Completely superharmonic polyharmonic functions on a Riemannian manifold (Q2580226)

Let \(\Omega\) be a domain in a Riemannian manifold \(R\). An \(m\)-tuple \(h=(h_m,h_{m-1}, \ldots,h_2,h_1)\) of real functions on \(\Omega\) is called \(m\)-harmonic function, if and only if \(h_1\) is harmonic on \(\Omega\) and \((-\Delta )h_{i+1}=h_i\) for \(1\leq i\leq m-1\). Here, \(- \Delta :=d\delta +\delta d\) denotes the Laplace-Beltrami operator (\(\Delta =\sum_{k=1} ^n\frac{\partial^2}{\partial x_k^2}\) for \(R= {\mathbb R}^n\)). An \(m\)-harmonic function \((h_i) _{m\geq i\geq 1}\) is called completely superharmonic if \(h_i\geq 0\) for \(1\leq i\leq m\). This definition generalizes the notion of a completely superharmonic function as defined by \textit{M. Nicolesco} on a domain in \({\mathbb R}^n\) [Les fonctions polyharmoniques (Hermann, Paris) (1936; Zbl 0016.02505)]. The author proves the following two major results for a hyperbolic Riemannian manifold \(R\) (i.e. there exists the Green function on \(R\)): -- Let \(G\) be the Green function on \(R\).
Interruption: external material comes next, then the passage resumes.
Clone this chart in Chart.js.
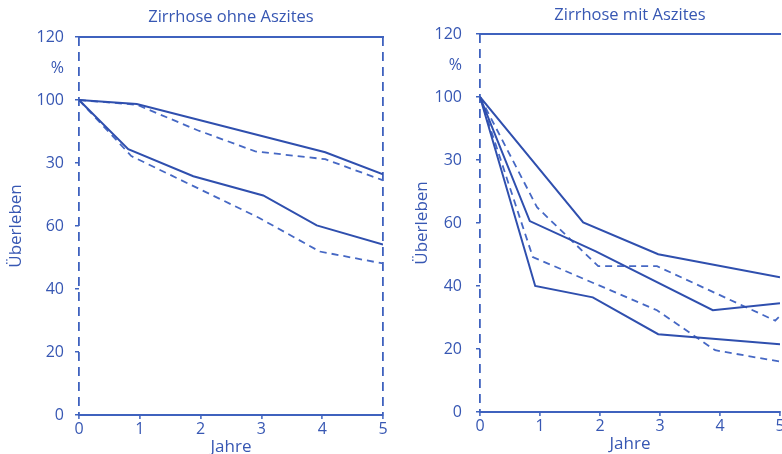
<!DOCTYPE html>
<html>
<head>
<meta charset="utf-8">
<script src="https://cdn.jsdelivr.net/npm/chart.js@4/dist/chart.umd.min.js"></script>
<style>
  html, body { margin: 0; padding: 0; background: #fff; overflow: hidden; }
  body { width: 782px; height: 454px; position: relative; }
  .panel { position: absolute; top: 0; height: 454px; }
  #leftWrap { left: 0; width: 390px; }
  #rightWrap { left: 390px; width: 392px; }
</style>
</head>
<body>
<div class="panel" id="leftWrap"><canvas id="left"></canvas></div>
<div class="panel" id="rightWrap"><canvas id="right"></canvas></div>
<script>
// ---- Data ----
const titleLeft = 'Zirrhose ohne Aszites';
const titleRight = 'Zirrhose mit Aszites';
const xTitle = 'Jahre';
const yTitle = 'Überleben';
const yTickValues = [0, 20, 40, 60, 80, 100, 110, 120];
const yTickLabels = ['0', '20', '40', '60', '30', '100', '%', '120'];
const xTickValues = [0, 1, 2, 3, 4, 5];

// Left panel: Zirrhose ohne Aszites
const leftSolidA_x  = [0, 0.95, 4.05, 5];
const leftSolidA_y  = [100, 98.7, 83.4, 76.4];
const leftDashedA_x = [0, 0.95, 1.95, 2.9, 4.05, 5];
const leftDashedA_y = [100, 98.5, 90.4, 83.7, 81.2, 74.5];
const leftSolidB_x  = [0, 0.81, 1.88, 3.03, 3.91, 5];
const leftSolidB_y  = [100, 84.4, 75.8, 69.7, 60.2, 54.1];
const leftDashedB_x = [0, 0.86, 2.95, 3.96, 5];
const leftDashedB_y = [100, 82.2, 62.7, 51.9, 48.1];

// Right panel: Zirrhose mit Aszites
const rightSolidA_x  = [0, 1.72, 2.97, 5];
const rightSolidA_y  = [100, 60.2, 50.1, 42.8];
const rightSolidB_x  = [0, 0.83, 1.93, 3.88, 5];
const rightSolidB_y  = [100, 60.6, 51, 32.3, 34.5];
const rightSolidC_x  = [0, 0.92, 1.88, 2.97, 5];
const rightSolidC_y  = [100, 40, 36.4, 24.7, 21.5];
const rightDashedA_x = [0, 0.95, 1.97, 2.95, 4.92, 5];
const rightDashedA_y = [100, 65, 46.3, 46.3, 29, 30.5];
const rightDashedB_x = [0, 0.88, 2.95, 3.92, 5];
const rightDashedB_y = [100, 49.2, 32.3, 19.6, 16];

// ---- Styles ----
const TEXT = '#3757b3';
const AXIS = '#3f62be';
const SOLID = '#2f4fae';
const DASHED = '#4668c4';
const FONT = "'Open Sans', sans-serif";

function pts(xs, ys) { return xs.map((x, i) => ({ x: x, y: ys[i] })); }
function ds(xs, ys, dashed) {
  return {
    data: pts(xs, ys),
    borderColor: dashed ? DASHED : SOLID,
    borderWidth: dashed ? 1.8 : 2,
    borderDash: dashed ? [7, 5] : [],
    pointRadius: 0,
    tension: 0,
    fill: false
  };
}

function makeChart(id, title, datasets, cfg) {
  const yLabelOf = v => { const i = yTickValues.indexOf(v); return i >= 0 ? yTickLabels[i] : ''; };
  const frameAt = cfg.frameValues;
  return new Chart(document.getElementById(id), {
    type: 'line',
    data: { datasets: datasets },
    options: {
      responsive: true, maintainAspectRatio: false, animation: false,
      layout: { padding: { left: 0, right: cfg.padRight, top: 0, bottom: 0 } },
      plugins: { legend: { display: false }, tooltip: { enabled: false }, title: { display: false } },
      scales: {
        x: {
          type: 'linear', position: 'bottom', min: 0, max: 5,
          afterBuildTicks: s => { s.ticks = xTickValues.map(v => ({ value: v })); },
          afterFit: s => { s.height = cfg.xHeight; s.paddingLeft = 0; s.paddingRight = 0; },
          grid: {
            drawOnChartArea: true, drawTicks: true, tickLength: 4, lineWidth: 1.8,
            color: c => (c.tick && frameAt.indexOf(c.tick.value) >= 0) ? AXIS : 'rgba(0,0,0,0)',
            tickColor: AXIS, tickWidth: 1.5
          },
          border: { display: true, color: AXIS, width: 2, dash: [9, 6] },
          ticks: { color: TEXT, font: { family: FONT, size: 16 }, padding: 1, maxRotation: 0, autoSkip: false },
          title: { display: true, text: xTitle, color: TEXT, font: { family: FONT, size: 17 }, padding: { top: 0, bottom: cfg.xTitlePad } }
        },
        xTop: {
          type: 'linear', position: 'top', min: 0, max: 5,
          afterFit: s => { s.height = cfg.top; s.paddingLeft = 0; s.paddingRight = 0; },
          grid: { display: false, drawTicks: false },
          border: { display: true, color: AXIS, width: 2 },
          ticks: { display: false },
          title: { display: true, text: title, color: TEXT, font: { family: FONT, size: 16.5 }, padding: { top: cfg.titlePad, bottom: 0 } }
        },
        y: {
          type: 'linear', position: 'left', min: 0, max: 120,
          afterBuildTicks: s => { s.ticks = yTickValues.map(v => ({ value: v })); },
          afterFit: s => { s.width = cfg.yWidth; },
          grid: {
            drawOnChartArea: false, drawTicks: true, tickLength: 4, lineWidth: 1.5,
            color: c => (c.tick && c.tick.value === 110) ? 'rgba(0,0,0,0)' : AXIS
          },
          border: { display: false },
          ticks: { color: TEXT, font: { family: FONT, size: 16 }, padding: cfg.yTickPad, autoSkip: false, callback: v => yLabelOf(v) },
          title: { display: true, text: yTitle, color: TEXT, font: { family: FONT, size: 17 }, padding: { top: cfg.yTitlePad, bottom: 0 } }
        }
      }
    }
  });
}

makeChart('left', titleLeft, [
  ds(leftSolidA_x, leftSolidA_y, false),
  ds(leftDashedA_x, leftDashedA_y, true),
  ds(leftSolidB_x, leftSolidB_y, false),
  ds(leftDashedB_x, leftDashedB_y, true)
], { top: 37, xHeight: 39, yWidth: 79, yTickPad: 11, yTitlePad: 6, titlePad: 7, xTitlePad: -3.5, frameValues: [0, 5], padRight: 7 });

makeChart('right', titleRight, [
  ds(rightSolidA_x, rightSolidA_y, false),
  ds(rightSolidB_x, rightSolidB_y, false),
  ds(rightSolidC_x, rightSolidC_y, false),
  ds(rightDashedA_x, rightDashedA_y, true),
  ds(rightDashedB_x, rightDashedB_y, true)
], { top: 34, xHeight: 42, yWidth: 90, yTickPad: 14, yTitlePad: 22, titlePad: 5, xTitlePad: -0.5, frameValues: [0], padRight: 2 });
</script>
</body>
</html>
If \[ \int G(x,y_m)G(y_m,y_{m-1})\dots G(y_3,y_2)\, dy_2dy_3\ldots dy_m \] is finite for some \(x\in R\), then there exists an \(m\)-harmonic function on \(R\) that is completely superharmonic. -- If there exists a completely superharmonic \(m\)-harmonic function on \(R\), then there exists an \(m\)-harmonic Green function on \(R\) (i.e. a positive symmetric function \(g(x,y)=g_y(x)\) which, considered as a function of \(x\), is a potential satisfying the condition \((-\Delta) ^m g_y(x)=\delta_y(x)\), \(\delta_y\) being the Dirac measure at \(y\)).